One solution to the lack of production of any sort from Atlanta’s midfield is a man who fell out of favour with De Boer. Eric Remedi was a massive reason for Atlanta’s past success as a team, and his dropping seems illogical given what he can offer. Not only is he able to do there dirty work on the defensive side, but he is also much more press resistant than Mo Adams. After coming on in the second half against Columbus, the Argentine was a calming influence for his side.
In a double pivot alongside Adams, Remedi actually tried to find space and be an option for his backline, something they were greatly missing. Rather than hide behind the opposition’s front block like Hyndman and Adams, as seen above, Remedi found half-spaces to advance the ball.
If Atlanta wants to return to their old-selves, having an anchor in the midfield who is also comfortable on the ball is a must. Remedi needs to be starting for this team.
In reality, Atlanta United’s defence wasn’t actually too bad. Looking at the numbers, three goals conceded in three games is not horrible. While a team like Atlanta who had the second strongest defence in the MLS last year should expect better, their results in Orlando could’ve been much worse.
However, there are obvious problems with the back-line, many of which can be solved with a move away from De Boer’s 3-4-3. The three-man defence looked vulnerable on almost every opposition attack because they lacked any real support from the two wing-backs and defensive-midfielders.

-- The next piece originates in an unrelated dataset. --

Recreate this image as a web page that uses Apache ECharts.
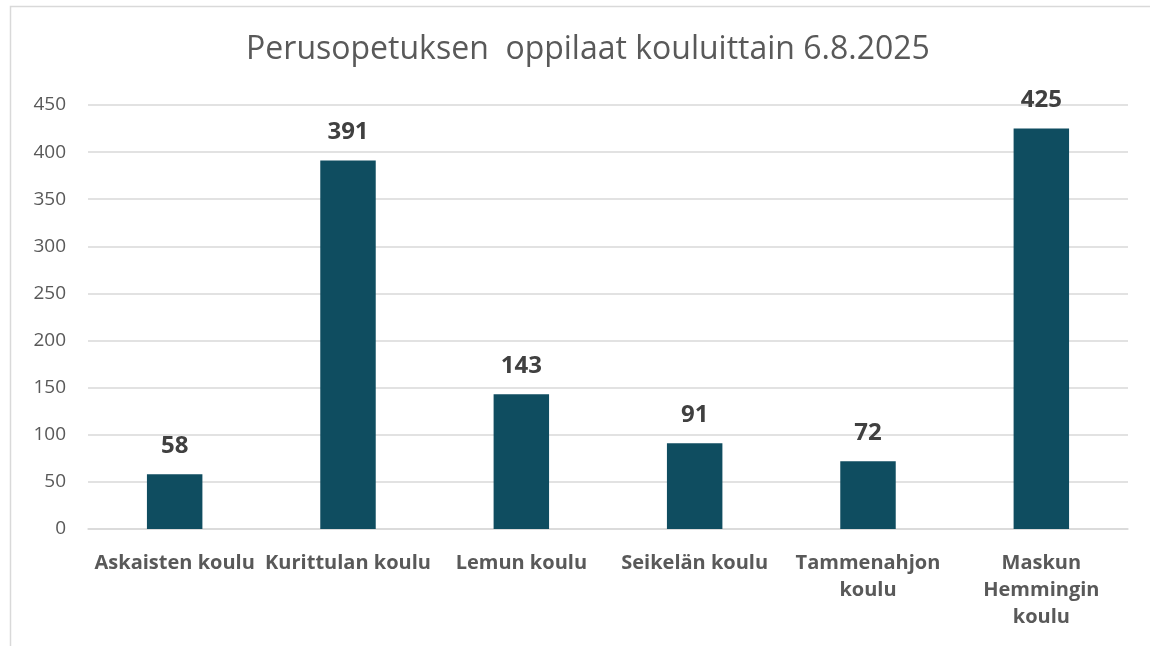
<!DOCTYPE html>
<html lang="fi">
<head>
    <meta charset="UTF-8">
    <title>Perusopetuksen oppilaat</title>
    <script src="https://cdn.jsdelivr.net/npm/echarts@6/dist/echarts.min.js"></script>
    <style>
        html, body { margin: 0; padding: 0; background: #fff; }
        #main { width: 1150px; height: 646px; }
    </style>
</head>
<body>
<div id="main"></div>
<script type="text/javascript">
var schools = ['Askaisten koulu', 'Kurittulan koulu', 'Lemun koulu', 'Seikelän koulu',
    'Tammenahjon\nkoulu', 'Maskun\nHemmingin\nkoulu'];
var pupils = [58, 391, 143, 91, 72, 425];
var yTicks = [0, 50, 100, 150, 200, 250, 300, 350, 400, 450];

var font = '"Open Sans", "Noto Sans", sans-serif';
var chart = echarts.init(document.getElementById('main'));
var option = {
    animation: false,
    graphic: [{
        type: 'rect',
        shape: { x: 10.5, y: 6.5, width: 1160, height: 700 },
        style: { fill: 'none', stroke: '#d9d9d9', lineWidth: 1.5 }
    }],
    title: {
        text: 'Perusopetuksen  oppilaat kouluittain 6.8.2025',
        left: 583,
        textAlign: 'center',
        top: 29,
        textStyle: { fontFamily: font, fontSize: 32, fontWeight: 'normal', color: '#595959' }
    },
    grid: { left: 88, right: 22, top: 105, bottom: 117 },
    xAxis: {
        type: 'category',
        data: schools,
        axisLine: { lineStyle: { color: '#d9d9d9', width: 1.5 } },
        axisTick: { show: false },
        axisLabel: {
            margin: 21,
            interval: 0,
            fontFamily: font,
            fontSize: 20,
            fontWeight: 'bold',
            color: '#595959',
            lineHeight: 27
        }
    },
    yAxis: {
        type: 'value',
        min: yTicks[0],
        max: yTicks[yTicks.length - 1],
        interval: 50,
        axisLine: { show: false },
        axisTick: { show: false },
        splitLine: { lineStyle: { color: '#d9d9d9', width: 1.5 } },
        axisLabel: { margin: 22, fontFamily: font, fontSize: 19, color: '#595959' }
    },
    series: [{
        type: 'bar',
        data: pupils,
        barWidth: '32%',
        itemStyle: { color: '#0f4d60' },
        label: {
            show: true,
            position: 'top',
            distance: 16,
            fontFamily: font,
            fontSize: 24,
            fontWeight: 'bold',
            color: '#404040'
        }
    }]
};
chart.setOption(option);
</script>
</body>
</html>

Not even five minutes into their match against New York, the back-line was completely found out by one ball through the middle. The disconnection between centre-backs was evident on multiple occasions. In their match against Columbus, there was a massive gap between Miles Robinson and Franco Escobar. While this is useful in possession to spread the pitch, defending this wide is a death-wish for any side.
When Atlanta did get men back to form their five-man backline with the wing-backs tucked in, everything got very crowded and the team seemingly forgot about Columbus’s wide threat. Brooks Lennon pinches in to put pressure on the man with the ball while two blobs of Atlanta players just stand and watch.

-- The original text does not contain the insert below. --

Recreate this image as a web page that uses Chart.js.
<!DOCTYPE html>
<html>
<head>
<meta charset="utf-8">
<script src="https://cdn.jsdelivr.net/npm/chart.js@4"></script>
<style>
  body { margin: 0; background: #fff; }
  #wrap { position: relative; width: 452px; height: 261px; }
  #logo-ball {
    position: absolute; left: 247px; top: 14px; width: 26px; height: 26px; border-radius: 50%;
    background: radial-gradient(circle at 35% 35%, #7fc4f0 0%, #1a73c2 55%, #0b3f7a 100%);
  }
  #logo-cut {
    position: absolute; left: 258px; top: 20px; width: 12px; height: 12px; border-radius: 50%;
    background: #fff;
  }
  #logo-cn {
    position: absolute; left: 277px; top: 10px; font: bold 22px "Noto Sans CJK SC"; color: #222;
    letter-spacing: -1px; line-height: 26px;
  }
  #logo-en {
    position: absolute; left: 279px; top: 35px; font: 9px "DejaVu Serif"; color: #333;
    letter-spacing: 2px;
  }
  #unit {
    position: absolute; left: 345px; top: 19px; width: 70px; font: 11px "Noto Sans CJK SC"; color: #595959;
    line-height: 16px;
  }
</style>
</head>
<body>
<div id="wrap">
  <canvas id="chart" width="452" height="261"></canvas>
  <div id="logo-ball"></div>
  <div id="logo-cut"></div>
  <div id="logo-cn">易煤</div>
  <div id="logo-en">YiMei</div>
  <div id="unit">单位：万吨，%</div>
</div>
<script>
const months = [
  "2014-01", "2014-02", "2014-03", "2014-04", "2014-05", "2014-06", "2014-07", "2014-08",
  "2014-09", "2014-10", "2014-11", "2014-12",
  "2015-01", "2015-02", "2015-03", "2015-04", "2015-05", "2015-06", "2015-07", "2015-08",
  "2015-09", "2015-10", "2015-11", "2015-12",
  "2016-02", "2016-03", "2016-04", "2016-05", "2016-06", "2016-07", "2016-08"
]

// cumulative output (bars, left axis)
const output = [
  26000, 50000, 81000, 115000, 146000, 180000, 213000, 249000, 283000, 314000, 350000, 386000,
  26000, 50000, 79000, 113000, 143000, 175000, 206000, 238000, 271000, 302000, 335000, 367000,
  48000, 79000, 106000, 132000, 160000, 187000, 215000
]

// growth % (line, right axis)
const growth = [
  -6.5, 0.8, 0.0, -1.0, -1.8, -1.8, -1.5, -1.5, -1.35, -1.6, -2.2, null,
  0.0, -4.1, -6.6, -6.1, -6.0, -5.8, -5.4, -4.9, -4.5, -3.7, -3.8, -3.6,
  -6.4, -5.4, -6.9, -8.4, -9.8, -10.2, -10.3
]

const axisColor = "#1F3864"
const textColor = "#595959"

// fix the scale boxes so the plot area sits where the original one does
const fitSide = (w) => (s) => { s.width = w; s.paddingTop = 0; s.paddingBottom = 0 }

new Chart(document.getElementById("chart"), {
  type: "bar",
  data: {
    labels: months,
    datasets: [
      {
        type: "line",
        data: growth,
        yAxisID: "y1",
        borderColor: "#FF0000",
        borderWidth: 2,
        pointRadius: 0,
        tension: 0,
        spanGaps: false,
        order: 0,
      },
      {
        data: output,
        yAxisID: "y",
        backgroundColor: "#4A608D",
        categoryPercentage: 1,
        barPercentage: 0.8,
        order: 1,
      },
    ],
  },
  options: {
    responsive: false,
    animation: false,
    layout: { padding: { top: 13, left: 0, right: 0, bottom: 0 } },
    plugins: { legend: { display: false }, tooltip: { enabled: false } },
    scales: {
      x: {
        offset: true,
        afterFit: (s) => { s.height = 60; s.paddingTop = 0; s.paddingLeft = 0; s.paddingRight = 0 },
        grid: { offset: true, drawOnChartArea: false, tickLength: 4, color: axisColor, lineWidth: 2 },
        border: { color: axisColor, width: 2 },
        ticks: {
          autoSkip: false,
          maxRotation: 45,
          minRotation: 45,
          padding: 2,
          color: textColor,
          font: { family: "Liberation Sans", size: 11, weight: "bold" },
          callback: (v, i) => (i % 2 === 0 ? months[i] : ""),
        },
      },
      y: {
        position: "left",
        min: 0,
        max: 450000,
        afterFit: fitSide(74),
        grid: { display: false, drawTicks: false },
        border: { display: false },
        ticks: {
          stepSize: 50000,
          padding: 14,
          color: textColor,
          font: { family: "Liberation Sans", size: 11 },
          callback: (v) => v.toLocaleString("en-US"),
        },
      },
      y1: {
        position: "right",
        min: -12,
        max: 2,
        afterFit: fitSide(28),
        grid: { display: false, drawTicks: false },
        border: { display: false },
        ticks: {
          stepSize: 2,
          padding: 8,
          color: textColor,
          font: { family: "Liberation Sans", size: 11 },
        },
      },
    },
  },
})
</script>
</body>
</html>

Like the midfield unit, there was no cohesion on display from the Atlanta back-line.
Atlanta needs to move away from their three-back obsession until they can fully figure out how to get their midfield and wing-backs supporting the defence.

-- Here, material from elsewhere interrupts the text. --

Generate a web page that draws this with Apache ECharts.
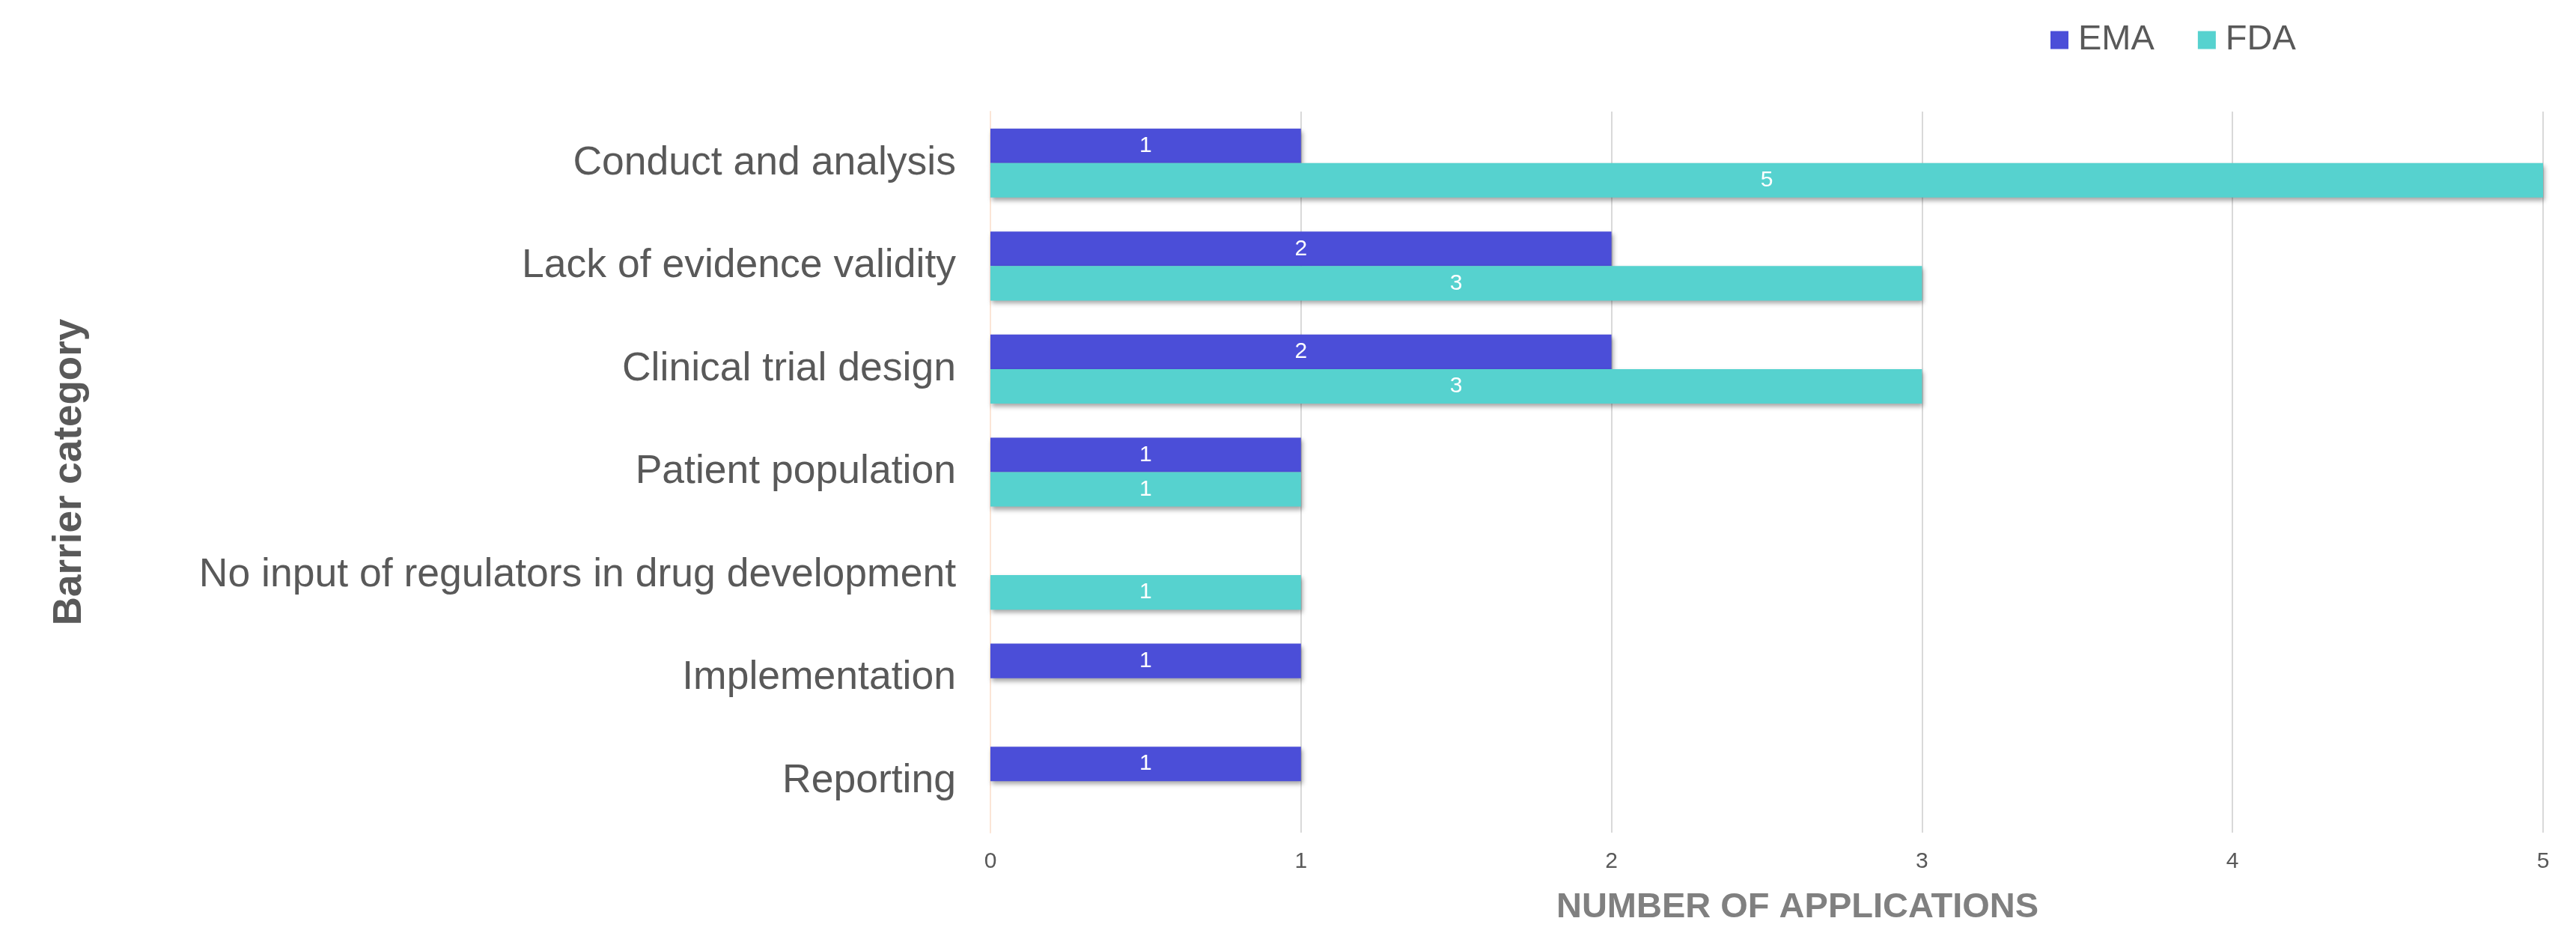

Atlanta haven’t become a bad team overnight, it’s been coming for a long time. Their time in the Orlando bubble just further confirmed their current situation. Poor coaching is to blame for many of Atlanta’s shortcomings, but the players are too good to not take any accountability.
The front office realized this and with De Boer now out of the picture, Atlanta can go back to being the flexible side they once were under former coach Tata Martino.
Atlanta has one of the most talented squads in Major League Soccer, it’s now time to patch up their bruises and move forward as a club.